### [Source records]
──────────────────────────────

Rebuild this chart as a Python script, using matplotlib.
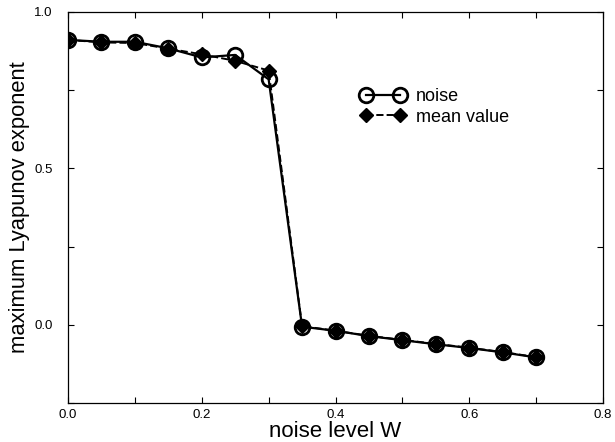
import matplotlib
matplotlib.use("Agg")
import matplotlib.pyplot as plt
from matplotlib.ticker import MultipleLocator

plt.rcParams['font.family'] = ['Liberation Sans', 'DejaVu Sans']

W = [0.0, 0.05, 0.1, 0.15, 0.2, 0.25, 0.3, 0.35, 0.4, 0.45, 0.5, 0.55, 0.6, 0.65, 0.7]
noise = [0.910, 0.904, 0.904, 0.883, 0.854, 0.862, 0.784, -0.006, -0.019, -0.036, -0.049, -0.062, -0.074, -0.088, -0.104]
mean_value = [0.910, 0.902, 0.900, 0.882, 0.864, 0.843, 0.812, -0.004, -0.019, -0.035, -0.048, -0.061, -0.073, -0.087, -0.103]

fig = plt.figure(figsize=(6.15, 4.42), dpi=100)
ax = fig.add_axes([0.1106, 0.088, 0.8699, 0.8855])

ax.plot(W, mean_value, '--', color='black', lw=1.4, marker='D', ms=7,
        mfc='black', mec='black', label='mean value', zorder=3)
ax.plot(W, noise, '-', color='black', lw=1.6, marker='o', ms=10.5,
        mfc='none', mec='black', mew=2.0, label='noise', zorder=4)

ax.set_xlim(0, 0.8)
ax.set_ylim(-0.25, 1.0)
ax.xaxis.set_major_locator(MultipleLocator(0.2))
ax.xaxis.set_minor_locator(MultipleLocator(0.1))
ax.yaxis.set_major_locator(MultipleLocator(0.5))
ax.yaxis.set_minor_locator(MultipleLocator(0.25))
ax.xaxis.set_major_formatter(plt.FormatStrFormatter('%.1f'))
ax.yaxis.set_major_formatter(plt.FormatStrFormatter('%.1f'))
ax.tick_params(which='both', direction='in', top=True, right=True, labelsize=9.5, length=4, width=0.8)
ax.tick_params(axis='x', which='major', pad=4)
ax.tick_params(axis='y', which='major', pad=11)
for s in ax.spines.values():
    s.set_linewidth(0.9)

ax.set_xlabel('noise level W', fontsize=16, labelpad=0)
ax.set_ylabel('maximum Lyapunov exponent', fontsize=15.8, labelpad=3)

h, l = ax.get_legend_handles_labels()
ax.legend([h[1], h[0]], [l[1], l[0]], loc='upper left', bbox_to_anchor=(0.546, 0.805),
          frameon=False, fontsize=13, handlelength=2.5, handletextpad=0.6,
          labelspacing=0.2, numpoints=2, borderpad=0, borderaxespad=0)

fig.savefig('out.png', dpi=100)
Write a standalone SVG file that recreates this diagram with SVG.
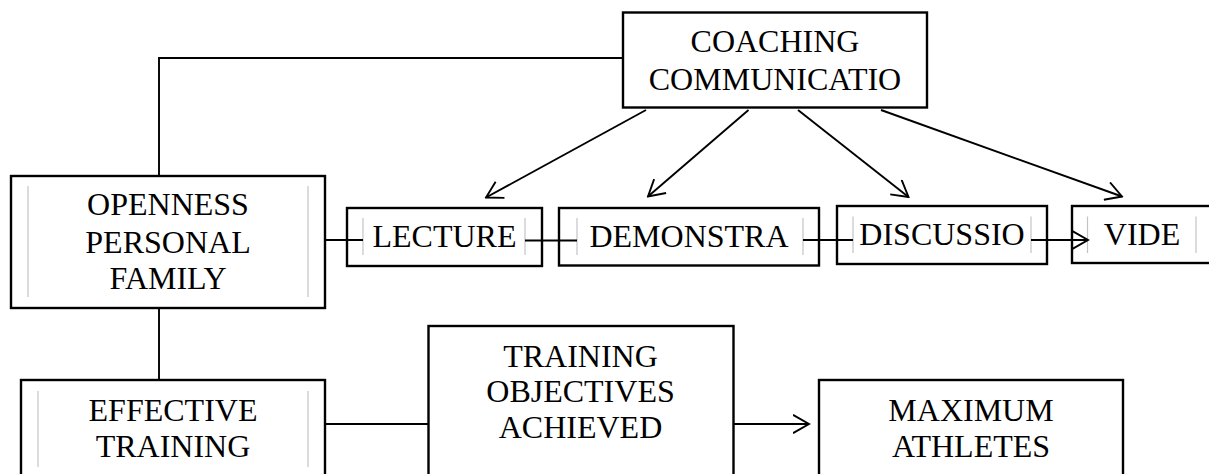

──────────────────────────────

### [Exercise directions]
Your copy should match the records word for word, with the pictures removed.

### [Reply to the exercise]
Rebuild this chart as a Python script, using matplotlib.
import matplotlib
matplotlib.use("Agg")
import matplotlib.pyplot as plt
from matplotlib.ticker import MultipleLocator

plt.rcParams['font.family'] = ['Liberation Sans', 'DejaVu Sans']

W = [0.0, 0.05, 0.1, 0.15, 0.2, 0.25, 0.3, 0.35, 0.4, 0.45, 0.5, 0.55, 0.6, 0.65, 0.7]
noise = [0.910, 0.904, 0.904, 0.883, 0.854, 0.862, 0.784, -0.006, -0.019, -0.036, -0.049, -0.062, -0.074, -0.088, -0.104]
mean_value = [0.910, 0.902, 0.900, 0.882, 0.864, 0.843, 0.812, -0.004, -0.019, -0.035, -0.048, -0.061, -0.073, -0.087, -0.103]

fig = plt.figure(figsize=(6.15, 4.42), dpi=100)
ax = fig.add_axes([0.1106, 0.088, 0.8699, 0.8855])

ax.plot(W, mean_value, '--', color='black', lw=1.4, marker='D', ms=7,
        mfc='black', mec='black', label='mean value', zorder=3)
ax.plot(W, noise, '-', color='black', lw=1.6, marker='o', ms=10.5,
        mfc='none', mec='black', mew=2.0, label='noise', zorder=4)

ax.set_xlim(0, 0.8)
ax.set_ylim(-0.25, 1.0)
ax.xaxis.set_major_locator(MultipleLocator(0.2))
ax.xaxis.set_minor_locator(MultipleLocator(0.1))
ax.yaxis.set_major_locator(MultipleLocator(0.5))
ax.yaxis.set_minor_locator(MultipleLocator(0.25))
ax.xaxis.set_major_formatter(plt.FormatStrFormatter('%.1f'))
ax.yaxis.set_major_formatter(plt.FormatStrFormatter('%.1f'))
ax.tick_params(which='both', direction='in', top=True, right=True, labelsize=9.5, length=4, width=0.8)
ax.tick_params(axis='x', which='major', pad=4)
ax.tick_params(axis='y', which='major', pad=11)
for s in ax.spines.values():
    s.set_linewidth(0.9)

ax.set_xlabel('noise level W', fontsize=16, labelpad=0)
ax.set_ylabel('maximum Lyapunov exponent', fontsize=15.8, labelpad=3)

h, l = ax.get_legend_handles_labels()
ax.legend([h[1], h[0]], [l[1], l[0]], loc='upper left', bbox_to_anchor=(0.546, 0.805),
          frameon=False, fontsize=13, handlelength=2.5, handletextpad=0.6,
          labelspacing=0.2, numpoints=2, borderpad=0, borderaxespad=0)

fig.savefig('out.png', dpi=100)
Write a standalone SVG file that recreates this diagram with SVG.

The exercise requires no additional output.